# WHAT TO DO
All lines from the beginning of the listing through the line with "import seaborn as sns" are to be copied word for word; the pictures are not.

* start DATASET *

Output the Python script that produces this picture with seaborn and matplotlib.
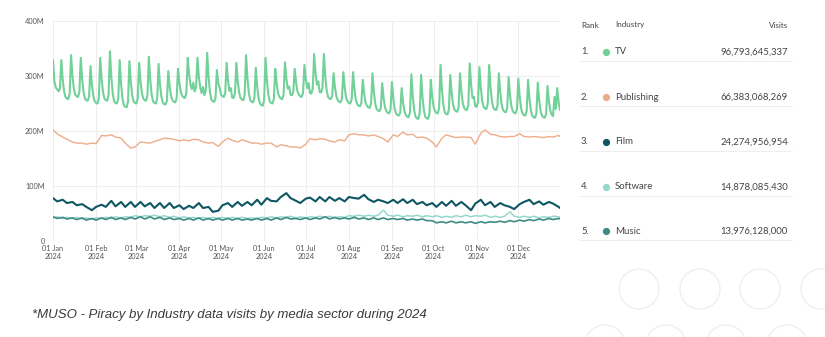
import numpy as np
import pandas as pd
import matplotlib
matplotlib.use("Agg")
import matplotlib.pyplot as plt
from matplotlib import font_manager
from matplotlib.patches import Circle
import seaborn as sns

# ---------------------------------------------------------------- data
industries = ["TV", "Publishing", "Film", "Software", "Music"]
totals = ["96,793,645,337", "66,383,068,269", "24,274,956,954",
          "14,878,085,430", "13,976,128,000"]
colors = ["#72d199", "#eeac8a", "#0e5663", "#96d8cd", "#3d8c83"]

# TV: daily visits (millions), one row per week Mon..Sun, then Dec 30-31
tv = [
    329, 290, 279, 276, 272, 277, 329,
    293, 272, 262, 259, 258, 268, 338,
    300, 277, 266, 263, 262, 271, 333,
    294, 271, 259, 256, 255, 263, 318,
    284, 264, 254, 251, 250, 260, 333,
    294, 271, 259, 256, 255, 266, 345,
    298, 269, 254, 251, 250, 259, 329,
    286, 260, 247, 244, 243, 253, 327,
    289, 265, 254, 251, 250, 259, 324,
    290, 269, 259, 256, 255, 265, 335,
    293, 267, 254, 251, 250, 259, 322,
    285, 263, 252, 249, 248, 255, 309,
    281, 263, 256, 253, 252, 259, 313,
    287, 271, 264, 261, 260, 269, 333,
    303, 284, 276, 288, 272, 279, 333,
    299, 279, 269, 280, 265, 274, 342,
    298, 271, 257, 254, 253, 260, 311,
    287, 278, 266, 263, 262, 269, 324,
    292, 273, 278, 261, 260, 268, 324,
    290, 270, 260, 257, 256, 266, 338,
    295, 269, 256, 253, 252, 260, 315,
    281, 260, 250, 247, 246, 256, 333,
    292, 267, 254, 251, 250, 258, 313,
    286, 269, 262, 259, 258, 266, 325,
    295, 277, 281, 266, 265, 271, 313,
    288, 272, 266, 263, 262, 269, 320,
    294, 278, 287, 269, 268, 277, 340,
    305, 284, 290, 271, 270, 278, 340,
    299, 274, 262, 259, 258, 264, 305,
    279, 263, 256, 253, 252, 259, 307,
    279, 261, 254, 251, 250, 257, 307,
    276, 257, 249, 246, 245, 251, 293,
    268, 252, 246, 243, 242, 250, 305,
    271, 250, 240, 237, 236, 242, 287,
    260, 243, 236, 233, 232, 239, 289,
    259, 240, 232, 229, 228, 234, 278,
    252, 236, 229, 226, 225, 234, 303,
    263, 238, 226, 223, 222, 232, 302,
    262, 238, 226, 223, 222, 231, 293,
    263, 244, 236, 233, 232, 243, 320,
    275, 248, 234, 231, 230, 239, 302,
    269, 248, 239, 236, 235, 243, 305,
    272, 251, 242, 239, 238, 248, 323,
    284, 260, 262, 245, 244, 253, 316,
    278, 255, 244, 241, 240, 250, 320,
    279, 254, 242, 239, 238, 246, 305,
    270, 248, 238, 235, 234, 242, 298,
    265, 245, 236, 233, 232, 240, 295,
    262, 241, 232, 229, 228, 236, 293,
    259, 238, 228, 225, 224, 232, 288,
    256, 237, 228, 225, 224, 231, 282,
    254, 237, 230, 227, 262, 240, 278,
    252, 238,
]

# Other sectors: visits (millions) sampled Mondays and Thursdays, plus Dec 31
publishing = [
    202, 195, 189, 185, 180, 178, 178, 176, 178, 177, 192, 191, 193, 189,
    187, 178, 169, 171, 180, 179, 178, 181, 184, 187, 186, 185, 182, 184,
    182, 185, 184, 180, 178, 179, 172, 180, 187, 183, 180, 184, 181, 178,
    178, 176, 178, 178, 171, 175, 173, 171, 171, 169, 176, 186, 184, 186,
    185, 182, 180, 184, 182, 193, 195, 193, 193, 191, 193, 190, 186, 180,
    193, 190, 198, 193, 194, 188, 189, 187, 180, 171, 187, 193, 190, 188,
    189, 189, 188, 176, 196, 202, 194, 193, 190, 189, 190, 190, 195, 190,
    189, 190, 189, 188, 190, 189, 192, 190,
]
film = [
    78, 72, 75, 69, 71, 65, 67, 62, 56, 62, 66, 62, 73, 63,
    71, 62, 71, 62, 71, 63, 69, 60, 69, 60, 69, 60, 65, 58,
    64, 60, 69, 60, 62, 53, 55, 65, 69, 62, 71, 64, 71, 65,
    75, 66, 78, 73, 72, 80, 87, 78, 73, 69, 77, 79, 72, 80,
    72, 80, 73, 78, 72, 80, 78, 77, 84, 76, 71, 75, 72, 69,
    75, 69, 76, 69, 75, 67, 71, 65, 69, 62, 71, 64, 73, 64,
    71, 65, 56, 68, 75, 65, 71, 62, 69, 65, 62, 58, 67, 71,
    75, 67, 72, 66, 71, 68, 62, 60,
]
software = [
    42, 44, 41, 43, 41, 43, 40, 42, 40, 42, 41, 43, 42, 44,
    42, 44, 43, 46, 44, 46, 45, 47, 44, 46, 43, 45, 42, 44,
    42, 43, 41, 43, 41, 43, 41, 43, 41, 43, 41, 43, 41, 42,
    41, 43, 42, 44, 42, 44, 43, 45, 42, 44, 42, 44, 43, 45,
    43, 45, 42, 44, 43, 46, 45, 47, 45, 47, 45, 47, 56, 47,
    45, 47, 44, 46, 45, 47, 44, 46, 44, 46, 43, 45, 43, 46,
    44, 47, 44, 46, 45, 47, 43, 45, 43, 45, 53, 45, 43, 45,
    43, 45, 42, 44, 43, 45, 44, 43,
]
music = [
    44, 41, 43, 40, 42, 39, 42, 38, 41, 38, 42, 39, 43, 39,
    42, 39, 43, 40, 44, 40, 44, 40, 43, 39, 42, 39, 41, 38,
    41, 38, 42, 38, 41, 38, 41, 38, 41, 38, 41, 38, 40, 38,
    41, 38, 41, 38, 42, 39, 43, 40, 41, 39, 42, 39, 42, 40,
    44, 40, 43, 40, 42, 40, 43, 40, 42, 39, 42, 39, 42, 39,
    41, 39, 41, 38, 40, 38, 40, 37, 37, 33, 35, 33, 36, 33,
    35, 33, 35, 32, 35, 33, 35, 34, 36, 34, 37, 35, 38, 36,
    39, 37, 40, 38, 41, 39, 41, 40,
]

tick_months = ["Jan", "Feb", "Mar", "Apr", "May", "Jun",
               "Jul", "Aug", "Sep", "Oct", "Nov", "Dec"]
y_ticks = [0, 100, 200, 300, 400]

# ---------------------------------------------------------------- frame
start = pd.Timestamp("2024-01-01")
daily_dates = pd.date_range(start, periods=len(tv), freq="D")
offsets = [7 * w + o for w in range(53) for o in (0, 3) if 7 * w + o <= 364] + [365]
sample_dates = start + pd.to_timedelta(offsets, unit="D")

frames = [pd.DataFrame({"date": daily_dates, "visits": tv, "industry": "TV"})]
for name, vals in [("Publishing", publishing), ("Film", film),
                   ("Software", software), ("Music", music)]:
    frames.append(pd.DataFrame({"date": sample_dates, "visits": vals,
                                "industry": name}))
df = pd.concat(frames, ignore_index=True)

# ---------------------------------------------------------------- figure
sns.set_theme(style="white")
plt.rcParams["font.family"] = ["Lato", "DejaVu Sans"]

W, H = 825, 337
fig = plt.figure(figsize=(W / 100, H / 100), dpi=100)
fig.patch.set_facecolor("white")

def fx(px):
    return px / W

def fy(py):
    return 1 - py / H

# faint decorative outline circles in the lower-right corner
for cx, cy in [(639, 289), (700, 289), (760, 289), (821, 289),
               (605, 345), (666, 345), (726, 345), (787, 345)]:
    fig.patches.append(Circle((cx, H - cy), 20, transform=None, fill=False,
                              edgecolor="#efefef", lw=1.0, zorder=0))

ax = fig.add_axes([fx(53), fy(241), fx(560) - fx(53), fy(21) - fy(241)])
palette = dict(zip(industries, colors))
widths = {"TV": 1.5, "Publishing": 1.0, "Film": 1.5, "Software": 1.1, "Music": 1.2}
for name in ["TV", "Publishing", "Film", "Software", "Music"]:
    sns.lineplot(data=df[df.industry == name], x="date", y="visits", ax=ax,
                 color=palette[name], lw=widths[name], legend=False)

ax.set_xlim(start, pd.Timestamp("2024-12-31"))
ax.set_ylim(0, 400)
ax.set_yticks(y_ticks)
ax.set_yticklabels([f"{v}M" if v else "0" for v in y_ticks])
month_starts = pd.date_range(start, periods=12, freq="MS")
ax.set_xticks(month_starts)
ax.set_xticklabels([f"01 {m}\n2024" for m in tick_months])
ax.set_xlabel("")
ax.set_ylabel("")
ax.grid(True, color="#eeeeee", lw=0.8)
for s in ax.spines.values():
    s.set_visible(False)
ax.tick_params(axis="both", length=0, labelsize=5.3, colors="#555555")
ax.tick_params(axis="y", pad=6)
ax.tick_params(axis="x", pad=3)

# ranking table
txt = "#444444"
fig.text(fx(581), fy(25), "Rank", fontsize=5.8, color=txt, va="center")
fig.text(fx(615), fy(25), "Industry", fontsize=5.8, color=txt, va="center")
fig.text(fx(788), fy(25), "Visits", fontsize=5.8, color=txt, va="center", ha="right")
row_y = [52, 97, 142, 187, 231]
for i, (name, total, col) in enumerate(zip(industries, totals, colors)):
    y = row_y[i]
    fig.text(fx(581), fy(y), f"{i + 1}.", fontsize=6.8, color=txt, va="center")
    fig.lines.append(plt.Line2D([fx(606)], [fy(y)], marker="o", ms=4.2,
                                color=col, transform=fig.transFigure))
    fig.text(fx(615), fy(y), name, fontsize=6.9, color=txt, va="center")
    fig.text(fx(788), fy(y), total, fontsize=6.9, color=txt, va="center", ha="right")
    fig.lines.append(plt.Line2D([fx(579), fx(792)], [fy(y + 9), fy(y + 9)],
                                color="#eeeeee", lw=0.8, transform=fig.transFigure))

# footnote, in a narrow sans when one is available
names = {f.name for f in font_manager.fontManager.ttflist}
if "Liberation Sans Narrow" in names:
    note_family, note_size = "Liberation Sans Narrow", 11.4
else:
    note_family, note_size = "Liberation Sans", 9.5
fig.text(fx(32), fy(315), "*MUSO - Piracy by Industry data visits by media sector during 2024",
         fontsize=note_size, style="italic", color="#3a3a3a", va="center",
         family=[note_family, "DejaVu Sans"])

fig.savefig("out.png", dpi=100)
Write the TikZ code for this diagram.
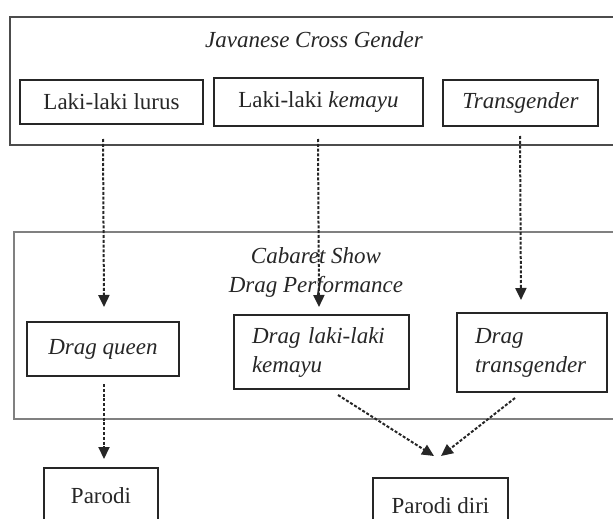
\documentclass[tikz,border=0pt]{standalone}
\usepackage{fontspec}
\setmainfont{Liberation Serif}
\usetikzlibrary{arrows.meta}

\begin{document}
\begin{tikzpicture}
        [x=1pt, y=-1pt, every node/.style={draw=black!85, line width=2.2pt, inner sep=0, text=black!85, font=\fontsize{23}{29}\selectfont},
        frame/.style={draw=black!70, line width=2.4pt}, lightframe/.style={draw=black!50, line width=1.6pt},
        plain/.style={draw=none}, leftbox/.style={align=left, inner xsep=18pt},
        dasharrow/.style={draw=black!85, line width=2pt, dash pattern=on 3pt off 1.8pt, -{Triangle[length=12pt,width=11pt]}}]

        \useasboundingbox (0,0) rectangle (613,519);

        \node[frame, minimum width=606pt, minimum height=128pt] (jframe) at (313,81) {};
        \node[plain] (jtitle) at (314,40) {\textit{Javanese Cross Gender}};
        \node[minimum width=183pt, minimum height=44pt] (lurus) at (111.5,102) {Laki-laki lurus};
        \node[minimum width=209pt, minimum height=48pt] (kemayu) at (318.5,102) {Laki-laki \textit{kemayu}};
        \node[minimum width=155pt, minimum height=46pt] (trans) at (520.5,103) {\textit{Transgender}};

        \node[lightframe, minimum width=604pt, minimum height=187pt] (cframe) at (316,325.5) {};
        \node[plain, align=center] (ctitle) at (316,272) {\textit{Cabaret Show}\\\textit{Drag Performance}};
        \node[minimum width=152pt, minimum height=54pt] (queen) at (103,349) {\textit{Drag queen}};
        \node[leftbox, text width=139pt, minimum height=74pt] (dkemayu) at (321.5,352) {\textit{Drag laki-laki}\\\textit{kemayu}};
        \node[leftbox, text width=114pt, minimum height=79pt] (dtrans) at (532,352.5) {\textit{Drag}\\\textit{transgender}};

        \node[minimum width=114pt, minimum height=56pt] (parodi) at (101,496) {Parodi};
        \node[minimum width=135pt, minimum height=56pt] (pdiri) at (440.5,506) {Parodi diri};

        \coordinate (l1) at (103,139);
        \coordinate (l2) at (104,307);
        \coordinate (k1) at (318,139);
        \coordinate (k2) at (319,307);
        \coordinate (t1) at (520,136);
        \coordinate (t2) at (521,300);
        \coordinate (q1) at (104,384);
        \coordinate (q2) at (104,459);
        \coordinate (m1) at (338,395);
        \coordinate (m2) at (434,456);
        \coordinate (r1) at (515,398);
        \coordinate (r2) at (441,456);

        \draw[dasharrow] (l1) -- (l2);
        \draw[dasharrow] (k1) -- (k2);
        \draw[dasharrow] (t1) -- (t2);
        \draw[dasharrow] (q1) -- (q2);
        \draw[dasharrow] (m1) -- (m2);
        \draw[dasharrow] (r1) -- (r2);
      \end{tikzpicture}
\end{document}
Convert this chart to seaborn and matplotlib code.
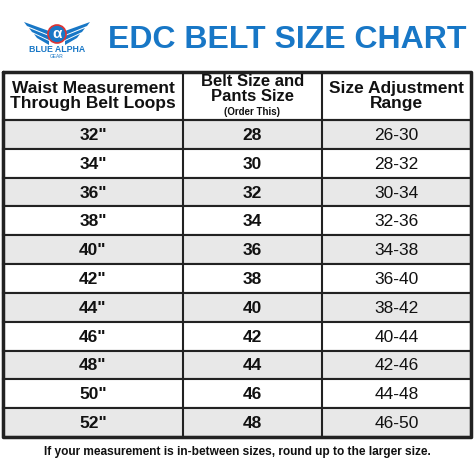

* end DATASET *

# SOLUTION
Output the Python script that produces this picture with seaborn and matplotlib.
import numpy as np
import pandas as pd
import matplotlib
matplotlib.use("Agg")
import matplotlib.pyplot as plt
from matplotlib import font_manager
from matplotlib.patches import Circle
import seaborn as sns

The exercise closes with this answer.